La vaccinazione, l’uso della mascherina e il distanziamento sono fra le armi essenziali nella lotta al coronavirus. Ma ancora qualcuno non è del tutto convinto oppure non aderisce adeguatamente alle indicazioni sulle misure protettive. Una ricerca condotta dall’università di Princeton dimostra che un particolare approccio psico-sociale, basato sulla cosiddetta dissonanza cognitiva, è spesso efficace nel convincere le persone esitanti – ma non chi rifiuta completamente le indicazioni – a seguire le raccomandazioni. La tecnica è descritta in un lavoro pubblicato sulla rivista Basic and Applied Social Psychology.
La dissonanza cognitiva
Secondo uno studio della University of Southern California, pubblicato nel gennaio 2021 – in un periodo in cui peraltro le persone non erano ancora vaccinate – nonostante quasi 9 americani su 10 riconoscessero l’importanza di indossare le mascherine, soltanto la metà dichiarava di utilizzarle sempre o quasi sempre. Si tratta in questo caso di individui preparati sulla teoria (non sono negazionisti o no-vax) ma che per varie ragioni ‘non si applicano’. Sull’onda di questi dati i ricercatori di Princeton si sono chiesti come modificare i comportamenti non appropriati e come far sì che le loro percezioni si traducessero in azioni concrete, dunque nell’adesione alle linee guida fornite delle autorità.

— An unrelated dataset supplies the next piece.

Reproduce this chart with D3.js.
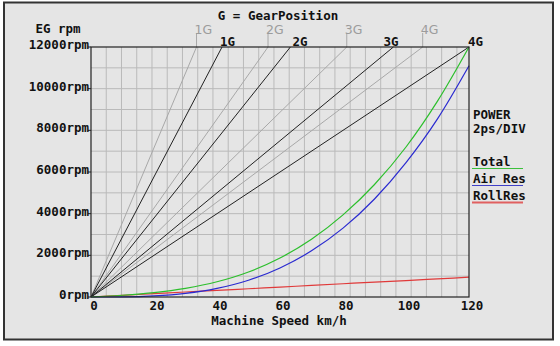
<!DOCTYPE html>
<html><head><meta charset="utf-8">
<script src="https://cdn.jsdelivr.net/npm/d3@7"></script>
<style>body{margin:0;background:#fff}svg{display:block}</style>
</head><body><svg id="c" width="560" height="346"></svg>
<script>
// ---- data ----
const xTicks = [0, 20, 40, 60, 80, 100, 120];
const yTicks = [0, 2000, 4000, 6000, 8000, 10000, 12000];
const gearLabels = ["1G", "2G", "3G", "4G"];
const gearTopSpeed = [41.6, 63.3, 96.0, 120];      // km/h at 12000 rpm (black)
const gearTopSpeedAlt = [33.5, 56.2, 81.2, 105.3]; // km/h at 12000 rpm (gray)
const speeds = [0, 10, 20, 30, 40, 50, 60, 70, 80, 90, 100, 110, 120];
const powerAir = [0, 0.01, 0.10, 0.35, 0.83, 1.61, 2.79, 4.43, 6.61, 9.41, 12.9, 17.1, 22.2];
const powerRoll = [0, 0.16, 0.32, 0.48, 0.63, 0.79, 0.95, 1.11, 1.27, 1.43, 1.58, 1.74, 1.90];
const powerTotal = [0, 0.17, 0.42, 0.83, 1.46, 2.40, 3.74, 5.54, 7.88, 10.8, 14.4, 18.8, 24.0];
const legendNames = ["Total", "Air Res", "RollRes"];

// ---- layout ----
const svg = d3.select("#c");
const L = 91, R = 469, T = 47, B = 297;
const mono = "'DejaVu Sans Mono', monospace";
const x = d3.scaleLinear().domain([0, 120]).range([L, R]);
const y = d3.scaleLinear().domain([0, 12000]).range([B, T]);
const yPow = d3.scaleLinear().domain([0, 24]).range([B, T]); // 2ps per 1000rpm div
const xGridStep = 4.84;

svg.append("rect").attr("x", 4).attr("y", 2.5).attr("width", 549).attr("height", 337)
  .attr("fill", "#e5e5e5").attr("stroke", "#333").attr("stroke-width", 2);

// grid
const g = svg.append("g");
const vGrid = d3.range(1, 25).map(k => k * xGridStep);
g.selectAll(".vg").data(vGrid).join("line")
  .attr("x1", d => x(d)).attr("x2", d => x(d)).attr("y1", T).attr("y2", B)
  .attr("stroke", "#bababa").attr("stroke-width", 1);
g.selectAll(".hg").data(d3.range(1000, 12000, 1000)).join("line")
  .attr("x1", L).attr("x2", R).attr("y1", d => y(d)).attr("y2", d => y(d))
  .attr("stroke", "#bababa").attr("stroke-width", 1);

// gray gear lines
gearTopSpeedAlt.forEach((v, i) => {
  svg.append("line").attr("x1", x(0)).attr("y1", y(0)).attr("x2", x(v)).attr("y2", y(12000))
    .attr("stroke", "#a8a8a8").attr("stroke-width", 1);
  svg.append("line").attr("x1", x(v)).attr("y1", y(12000)).attr("x2", x(v)).attr("y2", 33)
    .attr("stroke", "#a8a8a8").attr("stroke-width", 1);
  svg.append("text").attr("x", x(v) - 2).attr("y", 34).text(gearLabels[i])
    .attr("font-family", "'DejaVu Sans', sans-serif").attr("font-size", 12.5).attr("fill", "#9c9c9c");
});

// black gear lines
const blackLabelDx = [-2, 2, -10, -1];
gearTopSpeed.forEach((v, i) => {
  svg.append("line").attr("x1", x(0)).attr("y1", y(0)).attr("x2", x(v)).attr("y2", y(12000))
    .attr("stroke", "#222").attr("stroke-width", 1);
  svg.append("text").attr("x", x(v) + blackLabelDx[i]).attr("y", 45.5).text(gearLabels[i])
    .attr("font-family", mono).attr("font-weight", "bold").attr("font-size", 12.5).attr("fill", "#111");
});

// power curves
const line = d3.line().x((d, i) => x(speeds[i])).y(d => yPow(d)).curve(d3.curveMonotoneX);
const series = [
  { vals: powerRoll, color: "#e03a3a" },
  { vals: powerAir, color: "#2a2ad0" },
  { vals: powerTotal, color: "#2cbf2c" }
];
series.forEach(s => {
  svg.append("path").attr("d", line(s.vals)).attr("fill", "none")
    .attr("stroke", s.color).attr("stroke-width", 1.2);
});

// frame
svg.append("rect").attr("x", L).attr("y", T).attr("width", R - L).attr("height", B - T)
  .attr("fill", "none").attr("stroke", "#222").attr("stroke-width", 1.2);

// axis labels
const txt = (sel) => sel.attr("font-family", mono).attr("font-weight", "bold")
  .attr("font-size", 12.5).attr("fill", "#111");
yTicks.forEach(t => {
  svg.append("line").attr("x1", L - 3).attr("x2", L).attr("y1", y(t)).attr("y2", y(t))
    .attr("stroke", "#222");
  txt(svg.append("text").attr("x", L - 2).attr("y", y(t) + 2).attr("text-anchor", "end")
    .text(t + "rpm"));
});
xTicks.forEach(t => {
  txt(svg.append("text").attr("x", x(t) + 3).attr("y", 310).attr("text-anchor", "middle").text(t));
});

txt(svg.append("text").attr("x", 58).attr("y", 33).attr("text-anchor", "middle").text("EG rpm"));
txt(svg.append("text").attr("x", 278).attr("y", 20).attr("text-anchor", "middle").text("G = GearPosition"));
txt(svg.append("text").attr("x", 279).attr("y", 325).attr("text-anchor", "middle").text("Machine Speed km/h"));
txt(svg.append("text").attr("x", 473).attr("y", 119).text("POWER"));
txt(svg.append("text").attr("x", 473).attr("y", 133).text("2ps/DIV"));

const legColors = ["#3cc03c", "#4040c8", "#e06060"];
legendNames.forEach((n, i) => {
  const yy = 166 + i * 17;
  txt(svg.append("text").attr("x", 473).attr("y", yy).text(n));
  svg.append("line").attr("x1", 472).attr("x2", 523).attr("y1", yy + 2.5).attr("y2", yy + 2.5)
    .attr("stroke", legColors[i]).attr("stroke-width", i === 2 ? 2 : 1.2);
});
</script></body></html>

Per farlo hanno scelto un approccio, già convalidato e utilizzato in altre situazioni, basato sulla dissonanza cognitiva. Questo si fonda su una teoria, introdotta nel 1957 dallo psicologo e sociologo statunitense Leon Festinger, che sfrutta la sensazione sgradevole che scaturisce da una discordanza, un conflitto, fra idee, valori e azioni, per modificare un comportamento. In questo caso il conflitto è fra la percezione dell’essenzialità della mascherina e il suo mancato uso.
Idee diverse dai comportamenti
I ricercatori hanno coinvolto 101 partecipanti di età fra i 18 e i 67 anni e lo studio, svolto prima che iniziasse la vaccinazione di massa, si è concentrato principalmente sull’adesione all’utilizzo dei dispositivi di protezione individuale e al distanziamento. I volontari venivano incoraggiati a esprimere le loro opinioni, spiegando perché le mascherine sono centrali per contenere il contagio e perché è bene averle sempre quando si è fuori casa. Successivamente dovevano ricordare le occasioni in cui non le avevano indossate. Altri partecipanti (nel gruppo di controllo) dovevano soltanto esporre la loro idea sull’importanza dell’impiego dei dispositivi e altri ancora indicare solo gli episodi in cui non avevano messo in atto la regola.
Gli autori hanno rilevato che, dopo il lavoro, la maggiore adesione alle raccomandazioni si è registrata con la dissonanza cognitiva, ovvero fra i volontari che erano stati motivati verso un uso non occasionale dei dispositivi e che allo stesso tempo avevano riportato alla mente i comportamenti scorretti. Invece, ricordare soltanto gli episodi negativi risulta essere la strategia meno efficace.
Convincere gli esitanti
Il campione è ancora piuttosto limitato, anche se lo studio fornisce una prima prova della possibile validità di questo approccio anche rispetto all’adesione alla campagna vaccinale. Se persuadere i no-vax o chi rifiuta completamente di vaccinarsi è difficile, spiega Logan Pearce, studentessa laureata – che firma il lavoro insieme a Joel Cooper, professore di psicologia – adottare questa strategia per convincere chi ha semplicemente qualche dubbio o non riesce a mettere in pratica i consigli è più semplice.